(begin)

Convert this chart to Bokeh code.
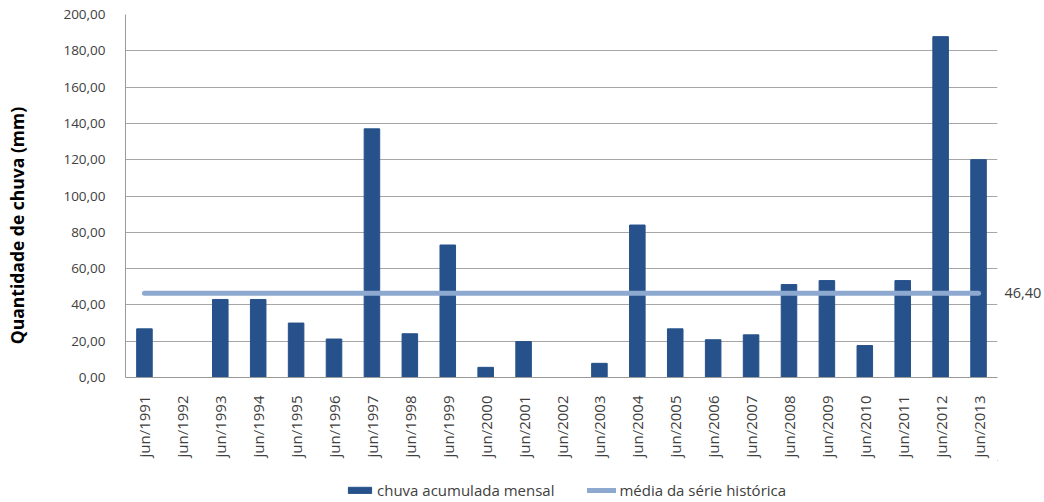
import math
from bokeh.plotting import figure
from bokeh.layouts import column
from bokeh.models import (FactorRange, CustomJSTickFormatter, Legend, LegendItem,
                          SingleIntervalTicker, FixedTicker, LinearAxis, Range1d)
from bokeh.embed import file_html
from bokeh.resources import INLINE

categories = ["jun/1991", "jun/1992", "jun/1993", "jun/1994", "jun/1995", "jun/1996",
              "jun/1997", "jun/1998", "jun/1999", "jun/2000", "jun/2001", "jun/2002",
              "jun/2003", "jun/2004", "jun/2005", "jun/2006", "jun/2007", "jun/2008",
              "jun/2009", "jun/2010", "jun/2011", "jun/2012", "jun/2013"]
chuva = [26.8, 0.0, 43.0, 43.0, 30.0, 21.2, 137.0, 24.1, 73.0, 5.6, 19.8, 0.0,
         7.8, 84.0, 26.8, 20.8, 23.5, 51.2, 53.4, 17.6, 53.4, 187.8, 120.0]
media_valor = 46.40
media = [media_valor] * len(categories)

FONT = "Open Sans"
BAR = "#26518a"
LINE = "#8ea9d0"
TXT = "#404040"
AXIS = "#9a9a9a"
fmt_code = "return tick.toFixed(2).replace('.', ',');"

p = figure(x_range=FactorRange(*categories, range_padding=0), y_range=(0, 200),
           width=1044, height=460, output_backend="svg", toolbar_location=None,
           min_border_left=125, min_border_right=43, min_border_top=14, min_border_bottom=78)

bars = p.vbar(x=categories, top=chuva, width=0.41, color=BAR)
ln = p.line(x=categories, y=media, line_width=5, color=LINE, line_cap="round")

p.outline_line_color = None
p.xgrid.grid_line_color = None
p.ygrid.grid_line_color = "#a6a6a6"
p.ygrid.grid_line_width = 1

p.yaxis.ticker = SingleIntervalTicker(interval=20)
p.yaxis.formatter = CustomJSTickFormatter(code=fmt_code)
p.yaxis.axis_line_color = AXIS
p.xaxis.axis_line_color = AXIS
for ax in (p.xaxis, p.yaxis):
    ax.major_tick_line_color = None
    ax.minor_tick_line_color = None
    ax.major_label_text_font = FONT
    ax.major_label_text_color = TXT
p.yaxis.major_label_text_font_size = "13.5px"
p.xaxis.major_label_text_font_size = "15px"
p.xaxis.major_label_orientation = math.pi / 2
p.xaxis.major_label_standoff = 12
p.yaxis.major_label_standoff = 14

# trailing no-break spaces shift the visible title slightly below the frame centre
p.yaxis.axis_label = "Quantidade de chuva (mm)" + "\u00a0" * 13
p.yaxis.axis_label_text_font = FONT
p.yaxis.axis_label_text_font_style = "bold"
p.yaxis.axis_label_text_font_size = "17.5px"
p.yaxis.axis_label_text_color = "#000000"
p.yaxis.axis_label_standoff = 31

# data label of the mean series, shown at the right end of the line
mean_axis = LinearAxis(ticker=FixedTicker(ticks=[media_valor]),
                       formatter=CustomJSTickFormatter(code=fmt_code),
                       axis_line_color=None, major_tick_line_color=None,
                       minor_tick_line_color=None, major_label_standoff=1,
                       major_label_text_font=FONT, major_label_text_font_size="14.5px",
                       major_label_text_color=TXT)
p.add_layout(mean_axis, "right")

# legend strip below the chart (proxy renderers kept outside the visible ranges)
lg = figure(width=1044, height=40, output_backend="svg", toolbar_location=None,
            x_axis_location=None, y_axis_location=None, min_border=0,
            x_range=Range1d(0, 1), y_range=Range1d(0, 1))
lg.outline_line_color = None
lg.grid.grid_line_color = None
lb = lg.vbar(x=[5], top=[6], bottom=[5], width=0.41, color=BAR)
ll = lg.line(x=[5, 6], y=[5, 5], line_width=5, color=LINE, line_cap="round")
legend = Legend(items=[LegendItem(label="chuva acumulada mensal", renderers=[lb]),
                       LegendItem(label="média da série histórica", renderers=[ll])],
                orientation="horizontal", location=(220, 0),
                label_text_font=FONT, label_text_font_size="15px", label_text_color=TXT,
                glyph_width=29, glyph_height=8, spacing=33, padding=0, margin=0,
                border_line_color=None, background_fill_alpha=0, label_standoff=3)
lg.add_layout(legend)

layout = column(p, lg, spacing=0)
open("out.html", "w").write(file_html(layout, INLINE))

(end)

→ **Brief**:
From the first line of the listing above, repeat every line through the one holding "p.ygrid.grid_line_width = 1". Both ends count, and pictures stay out.

→ **Completed exercise**:
Convert this chart to Bokeh code.
import math
from bokeh.plotting import figure
from bokeh.layouts import column
from bokeh.models import (FactorRange, CustomJSTickFormatter, Legend, LegendItem,
                          SingleIntervalTicker, FixedTicker, LinearAxis, Range1d)
from bokeh.embed import file_html
from bokeh.resources import INLINE

categories = ["jun/1991", "jun/1992", "jun/1993", "jun/1994", "jun/1995", "jun/1996",
              "jun/1997", "jun/1998", "jun/1999", "jun/2000", "jun/2001", "jun/2002",
              "jun/2003", "jun/2004", "jun/2005", "jun/2006", "jun/2007", "jun/2008",
              "jun/2009", "jun/2010", "jun/2011", "jun/2012", "jun/2013"]
chuva = [26.8, 0.0, 43.0, 43.0, 30.0, 21.2, 137.0, 24.1, 73.0, 5.6, 19.8, 0.0,
         7.8, 84.0, 26.8, 20.8, 23.5, 51.2, 53.4, 17.6, 53.4, 187.8, 120.0]
media_valor = 46.40
media = [media_valor] * len(categories)

FONT = "Open Sans"
BAR = "#26518a"
LINE = "#8ea9d0"
TXT = "#404040"
AXIS = "#9a9a9a"
fmt_code = "return tick.toFixed(2).replace('.', ',');"

p = figure(x_range=FactorRange(*categories, range_padding=0), y_range=(0, 200),
           width=1044, height=460, output_backend="svg", toolbar_location=None,
           min_border_left=125, min_border_right=43, min_border_top=14, min_border_bottom=78)

bars = p.vbar(x=categories, top=chuva, width=0.41, color=BAR)
ln = p.line(x=categories, y=media, line_width=5, color=LINE, line_cap="round")

p.outline_line_color = None
p.xgrid.grid_line_color = None
p.ygrid.grid_line_color = "#a6a6a6"
p.ygrid.grid_line_width = 1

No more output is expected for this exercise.